The great majority of readers of this blog arrive here looking for discussion of East Asia, but, from my perspective, they are a cultivated bunch who don’t mind a few references to French musical impressionism, Dmitri Shostakovich, or German musical romanticism.
For local readers in particular, I’m offering here a prospectus of my upcoming solo performances, putting some more ballast behind the latter word in the title of this blog:
Oh So Live Concert Series
Friday and Saturday, January 22 and 23, 2009
2013 Bethel Ave., Olympia, WA
Program:
Beethoven: Sonata No. 1 in F for Cello and Piano, opus 5 no. 1
Nadia Boulanger: Trois Pieces for Cello and Piano
Johannes Brahms: Sonata No. 1 in e for Violoncello and Piano, op. 38
with Robert Jorgensen, piano
Sunday Classical Series
Sunday, January 24, 2009, 3 pm
5102 N Pearl St, Point Ruston (North Tacoma), WA
Program:
Same as September 22 and 23rd: Beethoven/Boulanger/Brahms
with Robert Jorgensen, piano
Seattle Metropolitan Chamber Orchestra
Saturday, March 6, 7:30 pm
St. Stephen’s Episcopal Church, Seattle
Program:
J.S. Bach, Brandenburg Concerto No. 4 in G major
Aaron Copland, Appalachian Spring Suite (chamber version)
Holocaust Remembrance Concert
Saturday, March 20, Noon
Pacific Lutheran University, Scandinavian Cultural Center
Program:
Ernst Bloch, Pieces from Jewish Life
Max Bruch, Kol Neidre
with Robert Jorgensen, piano
For readers who don’t give a damn about my performing career, that’s absolutely fine, and all to the good: I will continue to work assiduously to provide you with ample food for thought on this blog and in those printed peer-reviewed journals that continue to churn out their arguments in spite of their manifest lack of hyperlinks and arpeggios.

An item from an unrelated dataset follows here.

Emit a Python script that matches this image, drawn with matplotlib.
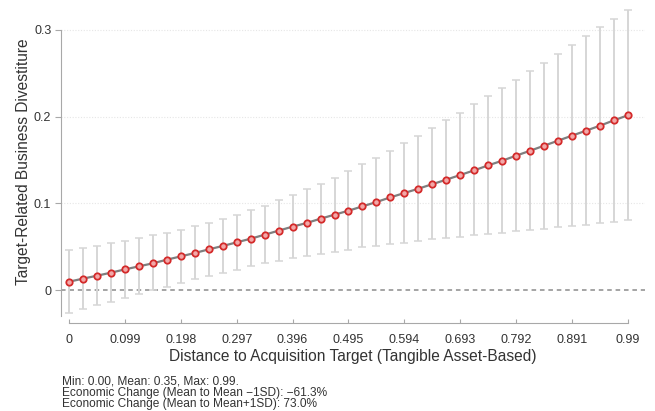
import numpy as np
import matplotlib
matplotlib.use("Agg")
import matplotlib.pyplot as plt

plt.rcParams['font.family'] = ['Liberation Sans', 'DejaVu Sans']

# Predicted values with 95% CI at 41 evenly spaced distances (0 .. 0.99)
distance = np.arange(41) * 0.02475
margin = [0.0096, 0.0131, 0.0165, 0.0200, 0.0238, 0.0273, 0.0308, 0.0350, 0.0388, 0.0427,
          0.0469, 0.0508, 0.0550, 0.0592, 0.0638, 0.0685, 0.0731, 0.0773, 0.0823, 0.0869,
          0.0915, 0.0965, 0.1015, 0.1069, 0.1119, 0.1169, 0.1221, 0.1273, 0.1327, 0.1381,
          0.1438, 0.1492, 0.1550, 0.1607, 0.1665, 0.1723, 0.1781, 0.1838, 0.1896, 0.1958,
          0.2016]
ci_low = [-0.0261, -0.0215, -0.0173, -0.0135, -0.0088, -0.0046, -0.0004, 0.0038, 0.0081, 0.0123,
          0.0162, 0.0200, 0.0236, 0.0273, 0.0308, 0.0335, 0.0365, 0.0396, 0.0419, 0.0442,
          0.0465, 0.0492, 0.0511, 0.0531, 0.0546, 0.0565, 0.0585, 0.0600, 0.0615, 0.0631,
          0.0646, 0.0662, 0.0677, 0.0692, 0.0708, 0.0723, 0.0738, 0.0754, 0.0769, 0.0788,
          0.0804]
ci_high = [0.0462, 0.0481, 0.0508, 0.0538, 0.0569, 0.0596, 0.0631, 0.0662, 0.0696, 0.0735,
           0.0777, 0.0819, 0.0869, 0.0923, 0.0973, 0.1035, 0.1096, 0.1162, 0.1227, 0.1296,
           0.1373, 0.1450, 0.1527, 0.1604, 0.1692, 0.1780, 0.1869, 0.1958, 0.2046, 0.2142,
           0.2235, 0.2327, 0.2423, 0.2523, 0.2623, 0.2727, 0.2827, 0.2931, 0.3031, 0.3131,
           0.3231]

xticks = [0, 0.099, 0.198, 0.297, 0.396, 0.495, 0.594, 0.693, 0.792, 0.891, 0.99]
xticklabels = ['0', '0.099', '0.198', '0.297', '0.396', '0.495', '0.594', '0.693', '0.792', '0.891', '0.99']
yticks = [0, 0.1, 0.2, 0.3]
yticklabels = ['0', '0.1', '0.2', '0.3']

notes = ["Min: 0.00, Mean: 0.35, Max: 0.99.",
         "Economic Change (Mean to Mean \u22121SD): \u221261.3%",
         "Economic Change (Mean to Mean+1SD): 73.0%"]

margin = np.array(margin)
yerr = [margin - np.array(ci_low), np.array(ci_high) - margin]

fig = plt.figure(figsize=(6.55, 4.11), dpi=100)
ax = fig.add_axes([61 / 655, 0.2311, (645 - 61) / 655, 0.7487])

for y in [0.1, 0.2, 0.3]:
    ax.axhline(y, color='#e6e6e6', lw=0.8, ls=(0, (1, 1.5)), zorder=0)
ax.axhline(0, color='#8c8c8c', lw=1.1, ls=(0, (3, 2.5)), zorder=1)

ax.errorbar(distance, margin, yerr=yerr, fmt='none', ecolor='#d6d6d6',
            elinewidth=1.4, capsize=2.8, capthick=1.1, zorder=2)
ax.plot(distance, margin, color='#7f7f7f', lw=1.6, zorder=3)
ax.plot(distance, margin, 'o', ms=4.6, mfc='#f2a8a8', mec='#d42a2a', mew=1.3, zorder=4)

ax.set_xlim(-0.0142, 1.0202)
ax.set_ylim(-0.03, 0.325)

for s in ['top', 'right']:
    ax.spines[s].set_visible(False)
ax.spines['left'].set_color('#a8a8a8')
ax.spines['left'].set_bounds(-0.03, 0.3)
ax.spines['bottom'].set_color('#a8a8a8')
ax.spines['bottom'].set_position(('outward', 4.8))
ax.spines['bottom'].set_bounds(0, 0.99)

ax.set_xticks(xticks)
ax.set_xticklabels(xticklabels)
ax.set_yticks(yticks)
ax.set_yticklabels(yticklabels)
ax.tick_params(axis='x', direction='in', length=3, color='#a8a8a8', labelsize=9,
               labelcolor='#333333', pad=8)
ax.tick_params(axis='y', direction='out', length=4, color='#a8a8a8', labelsize=9,
               labelcolor='#333333', pad=3)

ax.set_xlabel('Distance to Acquisition Target (Tangible Asset-Based)', fontsize=11.2,
              color='#333333', labelpad=2)
ax.set_ylabel('Target-Related Business Divestiture', fontsize=11.2, color='#333333', labelpad=2)

for i, line in enumerate(notes):
    fig.text(62 / 655, 1 - (381.5 + i * 11.3) / 411, line, fontsize=8.6, color='#333333',
             va='center', ha='left', linespacing=1.0)

fig.savefig('out.png', dpi=100)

Update: I just ran across this little hortatory excerpt from one of my favorite blogs, “Dial M for Musicology,” maintained by the highly-productive musican-musicologist-published author Jonathan D. Bellman, a Schumann/Brahms/Chopin specialist who is a professor at University of Northern Colorado. It’s about how to make it in music:
But no, I won’t give any advice about you and musicology, you and music…you and this or that Canadian University. It’s down to you, now, whatever choices you want to make, and you might just take a deep breath and make this decision on your own, and then go all out to make it the right one. Rear up on your hind legs and get something going. For decades, the people who have become successful are those who have forced it, with weirdly checkered backgrounds, atypical skills, and (above all) prevailing diehardism, as I called it years ago. Somehow, we squeezed through a crack, or forced out way in. If you want to get anywhere even remotely associated with music, you need to adopt this mindset and stop asking for guidance. What is more, prepare yourself for failures, reverses, and disappointments—if you can’t deal with those, music is not a good place for you. (I’m not saying you have to like failure; just withstand it and learn from it.)